Give the data a second time, exactly and in full.

(Supplied data)
** Begin **
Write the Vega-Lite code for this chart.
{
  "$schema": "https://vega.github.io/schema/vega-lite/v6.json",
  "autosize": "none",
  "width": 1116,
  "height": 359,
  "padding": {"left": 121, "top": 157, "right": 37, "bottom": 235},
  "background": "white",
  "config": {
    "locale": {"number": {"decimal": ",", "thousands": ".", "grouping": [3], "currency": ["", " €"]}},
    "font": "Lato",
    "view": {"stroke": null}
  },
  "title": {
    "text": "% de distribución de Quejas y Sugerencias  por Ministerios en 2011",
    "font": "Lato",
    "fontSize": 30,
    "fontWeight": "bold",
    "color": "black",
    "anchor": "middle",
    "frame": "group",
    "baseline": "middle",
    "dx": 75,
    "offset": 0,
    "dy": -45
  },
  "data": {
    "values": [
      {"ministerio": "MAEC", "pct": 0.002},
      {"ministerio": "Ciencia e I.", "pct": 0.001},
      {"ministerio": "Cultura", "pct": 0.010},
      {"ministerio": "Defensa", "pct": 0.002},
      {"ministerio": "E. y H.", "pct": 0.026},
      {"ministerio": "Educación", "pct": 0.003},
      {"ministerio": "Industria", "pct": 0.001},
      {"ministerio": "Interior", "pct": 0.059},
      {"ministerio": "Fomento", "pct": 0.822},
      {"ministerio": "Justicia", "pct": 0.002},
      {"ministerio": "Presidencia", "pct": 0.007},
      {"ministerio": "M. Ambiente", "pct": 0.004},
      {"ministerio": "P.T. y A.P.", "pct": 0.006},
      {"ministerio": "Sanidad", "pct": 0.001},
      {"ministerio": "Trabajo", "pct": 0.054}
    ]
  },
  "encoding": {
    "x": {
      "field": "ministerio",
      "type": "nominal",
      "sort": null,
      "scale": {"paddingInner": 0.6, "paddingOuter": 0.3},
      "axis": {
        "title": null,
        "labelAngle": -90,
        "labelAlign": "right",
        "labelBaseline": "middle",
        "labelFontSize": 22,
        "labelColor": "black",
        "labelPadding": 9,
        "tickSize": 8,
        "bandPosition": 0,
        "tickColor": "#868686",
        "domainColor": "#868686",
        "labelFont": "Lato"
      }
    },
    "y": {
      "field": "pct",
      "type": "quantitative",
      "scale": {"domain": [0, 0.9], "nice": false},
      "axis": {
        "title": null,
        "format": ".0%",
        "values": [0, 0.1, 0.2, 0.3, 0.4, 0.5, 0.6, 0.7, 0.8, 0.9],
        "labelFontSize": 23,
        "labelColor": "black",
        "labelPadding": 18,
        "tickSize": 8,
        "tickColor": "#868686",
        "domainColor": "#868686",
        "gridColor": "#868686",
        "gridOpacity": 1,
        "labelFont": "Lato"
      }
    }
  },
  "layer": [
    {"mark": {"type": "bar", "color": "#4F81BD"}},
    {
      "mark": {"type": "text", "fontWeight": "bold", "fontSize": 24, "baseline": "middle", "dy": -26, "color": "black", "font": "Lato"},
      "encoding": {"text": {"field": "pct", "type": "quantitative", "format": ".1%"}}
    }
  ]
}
** End **
(Task result)
Write the Vega-Lite code for this chart.
{
  "$schema": "https://vega.github.io/schema/vega-lite/v6.json",
  "autosize": "none",
  "width": 1116,
  "height": 359,
  "padding": {"left": 121, "top": 157, "right": 37, "bottom": 235},
  "background": "white",
  "config": {
    "locale": {"number": {"decimal": ",", "thousands": ".", "grouping": [3], "currency": ["", " €"]}},
    "font": "Lato",
    "view": {"stroke": null}
  },
  "title": {
    "text": "% de distribución de Quejas y Sugerencias  por Ministerios en 2011",
    "font": "Lato",
    "fontSize": 30,
    "fontWeight": "bold",
    "color": "black",
    "anchor": "middle",
    "frame": "group",
    "baseline": "middle",
    "dx": 75,
    "offset": 0,
    "dy": -45
  },
  "data": {
    "values": [
      {"ministerio": "MAEC", "pct": 0.002},
      {"ministerio": "Ciencia e I.", "pct": 0.001},
      {"ministerio": "Cultura", "pct": 0.010},
      {"ministerio": "Defensa", "pct": 0.002},
      {"ministerio": "E. y H.", "pct": 0.026},
      {"ministerio": "Educación", "pct": 0.003},
      {"ministerio": "Industria", "pct": 0.001},
      {"ministerio": "Interior", "pct": 0.059},
      {"ministerio": "Fomento", "pct": 0.822},
      {"ministerio": "Justicia", "pct": 0.002},
      {"ministerio": "Presidencia", "pct": 0.007},
      {"ministerio": "M. Ambiente", "pct": 0.004},
      {"ministerio": "P.T. y A.P.", "pct": 0.006},
      {"ministerio": "Sanidad", "pct": 0.001},
      {"ministerio": "Trabajo", "pct": 0.054}
    ]
  },
  "encoding": {
    "x": {
      "field": "ministerio",
      "type": "nominal",
      "sort": null,
      "scale": {"paddingInner": 0.6, "paddingOuter": 0.3},
      "axis": {
        "title": null,
        "labelAngle": -90,
        "labelAlign": "right",
        "labelBaseline": "middle",
        "labelFontSize": 22,
        "labelColor": "black",
        "labelPadding": 9,
        "tickSize": 8,
        "bandPosition": 0,
        "tickColor": "#868686",
        "domainColor": "#868686",
        "labelFont": "Lato"
      }
    },
    "y": {
      "field": "pct",
      "type": "quantitative",
      "scale": {"domain": [0, 0.9], "nice": false},
      "axis": {
        "title": null,
        "format": ".0%",
        "values": [0, 0.1, 0.2, 0.3, 0.4, 0.5, 0.6, 0.7, 0.8, 0.9],
        "labelFontSize": 23,
        "labelColor": "black",
        "labelPadding": 18,
        "tickSize": 8,
        "tickColor": "#868686",
        "domainColor": "#868686",
        "gridColor": "#868686",
        "gridOpacity": 1,
        "labelFont": "Lato"
      }
    }
  },
  "layer": [
    {"mark": {"type": "bar", "color": "#4F81BD"}},
    {
      "mark": {"type": "text", "fontWeight": "bold", "fontSize": 24, "baseline": "middle", "dy": -26, "color": "black", "font": "Lato"},
      "encoding": {"text": {"field": "pct", "type": "quantitative", "format": ".1%"}}
    }
  ]
}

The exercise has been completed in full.